We will also aim to ensure that any remedies we recommend are proportionate as well as effective. We will therefore normally provide draft recommendations to the public authority concerned. This will afford them an opportunity to comment and potentially take action before we finalise our reports. However, what recommendations we finally make, and the content we include in our final reports, will remain our decision; we need not adopt any comments we may receive back on our drafts.

Decision notices

In appropriate cases, where we have previously issued an information notice, we may issue a decision notice. A decision notice is a formal document which sets out our conclusions on a public authority’s failure to comply with environmental law, why we think that failure is serious, and the steps we consider the public authority should take in relation to that failure. These steps may include, amongst other things, action to remedy, mitigate or prevent reoccurrence of the failure. We will not specify steps that the authority concerned does not have the legal powers to implement.

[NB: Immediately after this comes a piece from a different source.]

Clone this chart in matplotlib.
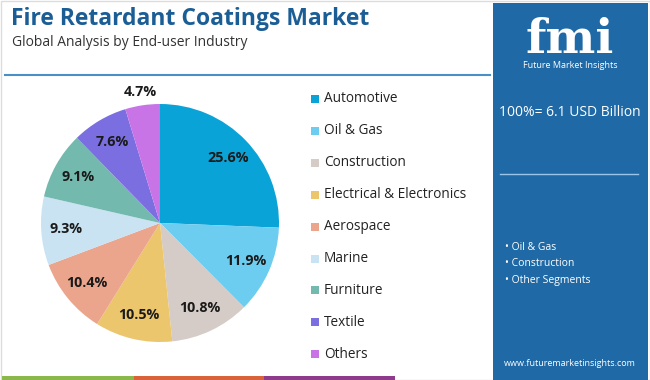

Public authorities must respond in writing to decision notices, including to confirm whether they will take the steps we require. We may only issue a decision notice where we are satisfied, on the balance of probabilities (that is, that it is more likely than not), that the public authority has failed to comply with environmental law, and where we consider that the failure is serious. Consequently, decision notices represent a significant step that public authorities should take seriously and comply with. We may take further action if a public authority does not comply.

Taking public authorities to court

We expect public authorities to rectify any non-compliance promptly when brought to their attention. Where appropriate, we will set out to public authorities the timescales within which we expect such rectification to happen. We also expect public authorities to comply with any of the enforcement steps we may take as discussed above. Consequently, court action should only be necessary as a last resort.

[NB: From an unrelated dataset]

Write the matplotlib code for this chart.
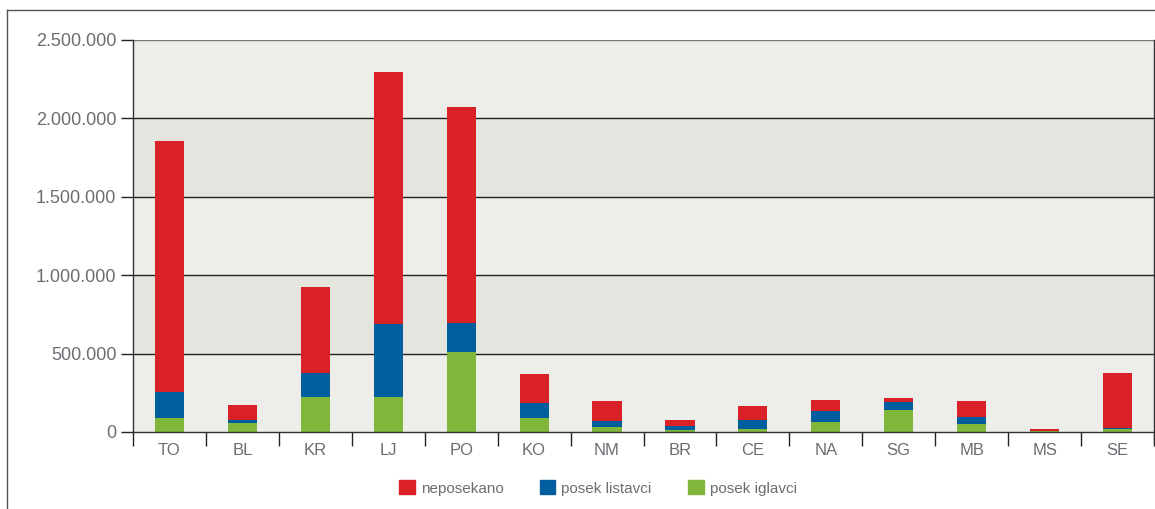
import matplotlib
matplotlib.use("Agg")
import matplotlib.pyplot as plt
from matplotlib.lines import Line2D
from matplotlib.patches import Patch
import numpy as np

plt.rcParams['font.family'] = ['Liberation Sans', 'DejaVu Sans']

regions = ["TO", "BL", "KR", "LJ", "PO", "KO", "NM", "BR", "CE", "NA", "SG", "MB", "MS", "SE"]
posek_iglavci = [91000, 55000, 223000, 223000, 512000, 89000, 30000, 13000, 21000, 64000, 142000, 49000, 5000, 17000]
posek_listavci = [166000, 22000, 153000, 464000, 181000, 94000, 40000, 25000, 56000, 72000, 49000, 47000, 3000, 9000]
neposekano = [1601000, 93000, 549000, 1609000, 1380000, 187000, 126000, 39000, 87000, 68000, 26000, 100000, 9000, 352000]
y_ticks = [0, 500000, 1000000, 1500000, 2000000, 2500000]

RED = "#da2128"
BLUE = "#005d9e"
GREEN = "#80b63a"
TEXT = "#6b6d72"
BAND_LIGHT = "#ededE9"
BAND_DARK = "#e5e5e0"

W, H = 1155, 509
fig = plt.figure(figsize=(W / 100, H / 100), dpi=100)
ax = fig.add_axes([133 / W, 1 - 432 / H, (1154 - 133) / W, (432 - 40) / H])

x = np.arange(len(regions))
g = np.array(posek_iglavci)
b = np.array(posek_listavci)
r = np.array(neposekano)

# alternating horizontal bands behind the bars
for i in range(len(y_ticks) - 1):
    ax.axhspan(y_ticks[i], y_ticks[i + 1], color=BAND_LIGHT if i % 2 == 0 else BAND_DARK,
               zorder=0, lw=0)
for yv in y_ticks[1:]:
    ax.axhline(yv, color="#222222" if yv < 2500000 else "#777777", lw=1.0, zorder=1)

width = 0.4
ax.bar(x, g, width, color=GREEN, zorder=2, label="posek iglavci")
ax.bar(x, b, width, bottom=g, color=BLUE, zorder=2, label="posek listavci")
ax.bar(x, r, width, bottom=g + b, color=RED, zorder=2, label="neposekano")

ax.set_xlim(-0.5, len(regions) - 0.5)
ax.set_ylim(0, 2500000)

ax.set_yticks(y_ticks)
ax.set_yticklabels([f"{v:,}".replace(",", ".") for v in y_ticks])
ax.set_xticks(x)
ax.set_xticklabels(regions)
ax.set_xticks(np.arange(len(regions) + 1) - 0.5, minor=True)
ax.tick_params(axis="x", which="major", length=0, pad=8, labelsize=12, labelcolor=TEXT)
ax.tick_params(axis="x", which="minor", length=10, width=1, color="#222222")
ax.tick_params(axis="y", length=9, width=1, color="#222222", pad=3, labelsize=13, labelcolor=TEXT)

for side in ["left", "right", "bottom"]:
    ax.spines[side].set_color("#333333")
    ax.spines[side].set_linewidth(1.0)
ax.spines["top"].set_visible(False)
ax.spines["right"].set_bounds(-0.026 * 2500000, 2500000)
ax.spines["right"].set_clip_on(False)

# outer frame of the figure
fig.add_artist(Line2D([7 / W, 1.0], [1 - 10 / H, 1 - 10 / H], color="#555555", lw=1.0,
                      transform=fig.transFigure))
fig.add_artist(Line2D([7 / W, 7 / W], [0, 1 - 10 / H], color="#555555", lw=1.0,
                      transform=fig.transFigure))

handles = [Patch(color=RED), Patch(color=BLUE), Patch(color=GREEN)]
labels = ["neposekano", "posek listavci", "posek iglavci"]
fig.legend(handles, labels, loc="center", bbox_to_anchor=(598 / W, 1 - 488 / H), ncol=3,
           frameon=False, handlelength=1.0, handleheight=1.0, handletextpad=0.4,
           columnspacing=2.4, prop={"size": 11}, labelcolor=TEXT)

fig.savefig("out.png", dpi=100, facecolor="white")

However, we recognise that court action may sometimes be required. In England, we may commence proceedings in the English High Court via an environmental review enabling the court to determine the matter in law. In Northern Ireland, we may apply to commence proceedings in the Northern Ireland High Court via a review application. We may be required to take such court action in circumstances where, for example, a public authority:

  • contests our conclusion that they failed to comply with environmental law
  • does not implement our recommendations from a decision notice, or does not do so in a timely manner
  • cannot revisit its decision in the absence of a court quashing order, or
  • accepts its breach but disputes the remedial steps we suggest

We can launch proceedings for an environmental review or a review application if we are satisfied, on the balance of probabilities, that the authority in question has failed to comply with environmental law and we consider that the failure is serious. This is the same as the threshold for issuing a decision notice. We can only commence an environmental review or make a review application where we have previously served an information notice and a decision notice in relation to the case.

If, on an environmental review, the court agrees that a public authority has failed to comply with environmental law, it will publish a statement of non-compliance (SONC). Subject to certain conditions specified in the Environment Act, the court may also grant any remedy available via a judicial review. This might include a quashing order that has the effect of overturning or setting aside an unlawful decision, or a mandatory order that requires the public authority to take certain steps. The court will not be able to award damages on an environmental review.

A public authority must publish a response to a SONC within two months of the conclusion of the proceedings including any appeal. That response must set out the steps it intends to take in light of the SONC. In the context of a review application, although the court is not required to publish a SONC, the public authority must still publish a statement setting out the steps it intends to take in the light of a court finding that it has failed to comply with environmental law.

Where the court has found a public authority not to have complied with environmental law, we will expect the public authority’s response to present a meaningful and substantive approach to tackling the findings. This should generally set out the details and timing of the steps they will take to correct the failure or address its consequences, including to meet the requirements of any specific remedies granted by the court. We generally expect the public authority may want to confirm the response with us before publishing it. We may make our own observations on the adequacy of their response.

We will also expect the public authority to implement fully any actions they present in their response and will monitor their progress accordingly. We may take further action to enforce compliance with court judgments where needed.

Informing and involving government in enforcement action

UK government departments may be subject to our enforcement action. In addition, the Environment Act provides for us to inform or involve the relevant government minister where certain action is taken against other public authorities. In particular, in applying for an environmental review, we must state whether we consider a minister should join the proceedings we bring against another party. Similar requirements apply in relation to informing the relevant Northern Ireland department about review applications we make concerning other Northern Ireland public authorities.

Transparency and confidentiality

We have a duty to have regard to the need to act transparently. This applies across our functions including enforcement. With this in mind, we will routinely make public information regarding our enforcement activities.

We publish on our website a quarterly complaints report which sets out the number of complaints we have received to date, the topics to which the complaints relate and their current status.

In addition, we will keep complainants updated about the progress of their complaint at various stages.

We will publish our investigation reports in full unless there are good reasons to only publish extracts or to withhold publication. The published version will also be directly disclosed to the complainant.

In addition to directly informing complainants about the progress of their complaints, we will normally publish a statement whenever we give an information notice or a decision notice and when we apply for an environmental review, a review application, a judicial review or a statutory review. We will use these to explain to everybody that we have taken the relevant step. We will describe the failure (or alleged failure) to comply in relation to which the step was taken and set out any further information that we consider appropriate.

Our ability to publish enforcement-related information is limited in some ways by relevant legal obligations. In complying with these, we will only withhold from publication the minimum information that we consider necessary. 

For instance, the Environment Act requires that we must not normally disclose certain information supplied to us by public authorities. In addition, we must not normally disclose information notices, decision notices, or associated correspondence apart from in specific circumstances set out in the Act.

The Act establishes that ‘environmental information’ supplied to us by public authorities is presumed to be held in connection with confidential proceedings. Consequently, such information can be protected from disclosure where the disclosure would adversely affect the confidentiality of those proceedings, unless the public interest in disclosing the information outweighs the public interest in maintaining confidentiality.

Where we have decided not to take any further steps and a matter is concluded, we may give consent for the disclosure of an information notice or a decision notice. Once proceedings are over, we will normally publish information notices and decision notices in full on our website, unless there are good reasons why confidentiality should be maintained over all or parts of them. We will usually consult with the public authority concerned before publishing.